* [Work to complete]:
Return the data exactly, with all pictures removed.
++++ Stored data
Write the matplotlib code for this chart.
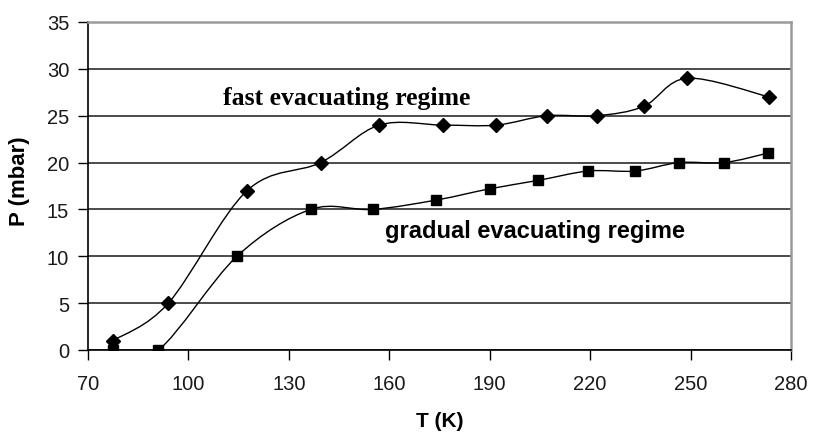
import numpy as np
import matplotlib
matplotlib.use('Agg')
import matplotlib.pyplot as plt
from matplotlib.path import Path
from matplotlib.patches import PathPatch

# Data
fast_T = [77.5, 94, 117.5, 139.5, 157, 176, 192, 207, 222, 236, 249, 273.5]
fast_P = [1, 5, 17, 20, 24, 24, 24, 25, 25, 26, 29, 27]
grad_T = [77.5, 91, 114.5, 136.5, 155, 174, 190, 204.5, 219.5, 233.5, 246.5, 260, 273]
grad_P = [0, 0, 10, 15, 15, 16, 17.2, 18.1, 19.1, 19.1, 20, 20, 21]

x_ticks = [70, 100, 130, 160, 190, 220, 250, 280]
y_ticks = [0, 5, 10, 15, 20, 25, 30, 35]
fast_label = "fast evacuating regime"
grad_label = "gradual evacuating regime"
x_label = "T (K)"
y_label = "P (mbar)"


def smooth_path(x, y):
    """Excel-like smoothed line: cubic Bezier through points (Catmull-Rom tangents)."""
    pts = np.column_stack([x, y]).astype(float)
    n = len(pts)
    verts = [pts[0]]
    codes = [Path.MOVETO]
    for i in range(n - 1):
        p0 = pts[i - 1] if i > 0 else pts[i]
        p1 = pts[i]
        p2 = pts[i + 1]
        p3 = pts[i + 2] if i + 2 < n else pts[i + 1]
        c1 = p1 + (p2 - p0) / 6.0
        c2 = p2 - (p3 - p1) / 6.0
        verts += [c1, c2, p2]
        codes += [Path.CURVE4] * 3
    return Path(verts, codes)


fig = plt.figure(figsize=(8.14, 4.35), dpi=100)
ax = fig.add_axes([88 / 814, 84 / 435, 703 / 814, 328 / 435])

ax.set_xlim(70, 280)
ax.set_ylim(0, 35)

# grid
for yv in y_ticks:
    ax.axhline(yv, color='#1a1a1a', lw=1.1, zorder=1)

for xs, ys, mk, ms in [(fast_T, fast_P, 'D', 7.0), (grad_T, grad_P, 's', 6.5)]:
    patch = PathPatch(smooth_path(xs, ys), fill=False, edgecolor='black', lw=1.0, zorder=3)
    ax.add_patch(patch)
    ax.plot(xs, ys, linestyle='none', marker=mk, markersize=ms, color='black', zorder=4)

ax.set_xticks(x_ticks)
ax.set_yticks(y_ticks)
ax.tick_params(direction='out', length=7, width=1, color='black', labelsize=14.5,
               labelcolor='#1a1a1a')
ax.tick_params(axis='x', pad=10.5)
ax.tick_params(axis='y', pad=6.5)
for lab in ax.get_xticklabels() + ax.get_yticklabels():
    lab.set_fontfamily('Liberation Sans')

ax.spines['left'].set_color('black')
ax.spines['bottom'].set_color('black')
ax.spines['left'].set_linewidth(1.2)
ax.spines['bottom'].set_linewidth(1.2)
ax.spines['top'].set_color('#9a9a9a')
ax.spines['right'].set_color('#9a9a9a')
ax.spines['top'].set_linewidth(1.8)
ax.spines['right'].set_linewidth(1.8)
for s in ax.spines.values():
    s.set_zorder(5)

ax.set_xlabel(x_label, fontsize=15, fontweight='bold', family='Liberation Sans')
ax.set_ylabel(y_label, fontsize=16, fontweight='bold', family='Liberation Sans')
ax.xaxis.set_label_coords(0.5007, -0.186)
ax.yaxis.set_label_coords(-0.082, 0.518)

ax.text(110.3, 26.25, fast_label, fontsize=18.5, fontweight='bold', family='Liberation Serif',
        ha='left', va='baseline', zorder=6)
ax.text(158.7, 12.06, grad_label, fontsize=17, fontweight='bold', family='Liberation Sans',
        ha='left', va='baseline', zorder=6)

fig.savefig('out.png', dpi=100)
++++++++
* [The result]:
Write the matplotlib code for this chart.
import numpy as np
import matplotlib
matplotlib.use('Agg')
import matplotlib.pyplot as plt
from matplotlib.path import Path
from matplotlib.patches import PathPatch

# Data
fast_T = [77.5, 94, 117.5, 139.5, 157, 176, 192, 207, 222, 236, 249, 273.5]
fast_P = [1, 5, 17, 20, 24, 24, 24, 25, 25, 26, 29, 27]
grad_T = [77.5, 91, 114.5, 136.5, 155, 174, 190, 204.5, 219.5, 233.5, 246.5, 260, 273]
grad_P = [0, 0, 10, 15, 15, 16, 17.2, 18.1, 19.1, 19.1, 20, 20, 21]

x_ticks = [70, 100, 130, 160, 190, 220, 250, 280]
y_ticks = [0, 5, 10, 15, 20, 25, 30, 35]
fast_label = "fast evacuating regime"
grad_label = "gradual evacuating regime"
x_label = "T (K)"
y_label = "P (mbar)"


def smooth_path(x, y):
    """Excel-like smoothed line: cubic Bezier through points (Catmull-Rom tangents)."""
    pts = np.column_stack([x, y]).astype(float)
    n = len(pts)
    verts = [pts[0]]
    codes = [Path.MOVETO]
    for i in range(n - 1):
        p0 = pts[i - 1] if i > 0 else pts[i]
        p1 = pts[i]
        p2 = pts[i + 1]
        p3 = pts[i + 2] if i + 2 < n else pts[i + 1]
        c1 = p1 + (p2 - p0) / 6.0
        c2 = p2 - (p3 - p1) / 6.0
        verts += [c1, c2, p2]
        codes += [Path.CURVE4] * 3
    return Path(verts, codes)


fig = plt.figure(figsize=(8.14, 4.35), dpi=100)
ax = fig.add_axes([88 / 814, 84 / 435, 703 / 814, 328 / 435])

ax.set_xlim(70, 280)
ax.set_ylim(0, 35)

# grid
for yv in y_ticks:
    ax.axhline(yv, color='#1a1a1a', lw=1.1, zorder=1)

for xs, ys, mk, ms in [(fast_T, fast_P, 'D', 7.0), (grad_T, grad_P, 's', 6.5)]:
    patch = PathPatch(smooth_path(xs, ys), fill=False, edgecolor='black', lw=1.0, zorder=3)
    ax.add_patch(patch)
    ax.plot(xs, ys, linestyle='none', marker=mk, markersize=ms, color='black', zorder=4)

ax.set_xticks(x_ticks)
ax.set_yticks(y_ticks)
ax.tick_params(direction='out', length=7, width=1, color='black', labelsize=14.5,
               labelcolor='#1a1a1a')
ax.tick_params(axis='x', pad=10.5)
ax.tick_params(axis='y', pad=6.5)
for lab in ax.get_xticklabels() + ax.get_yticklabels():
    lab.set_fontfamily('Liberation Sans')

ax.spines['left'].set_color('black')
ax.spines['bottom'].set_color('black')
ax.spines['left'].set_linewidth(1.2)
ax.spines['bottom'].set_linewidth(1.2)
ax.spines['top'].set_color('#9a9a9a')
ax.spines['right'].set_color('#9a9a9a')
ax.spines['top'].set_linewidth(1.8)
ax.spines['right'].set_linewidth(1.8)
for s in ax.spines.values():
    s.set_zorder(5)

ax.set_xlabel(x_label, fontsize=15, fontweight='bold', family='Liberation Sans')
ax.set_ylabel(y_label, fontsize=16, fontweight='bold', family='Liberation Sans')
ax.xaxis.set_label_coords(0.5007, -0.186)
ax.yaxis.set_label_coords(-0.082, 0.518)

ax.text(110.3, 26.25, fast_label, fontsize=18.5, fontweight='bold', family='Liberation Serif',
        ha='left', va='baseline', zorder=6)
ax.text(158.7, 12.06, grad_label, fontsize=17, fontweight='bold', family='Liberation Sans',
        ha='left', va='baseline', zorder=6)

fig.savefig('out.png', dpi=100)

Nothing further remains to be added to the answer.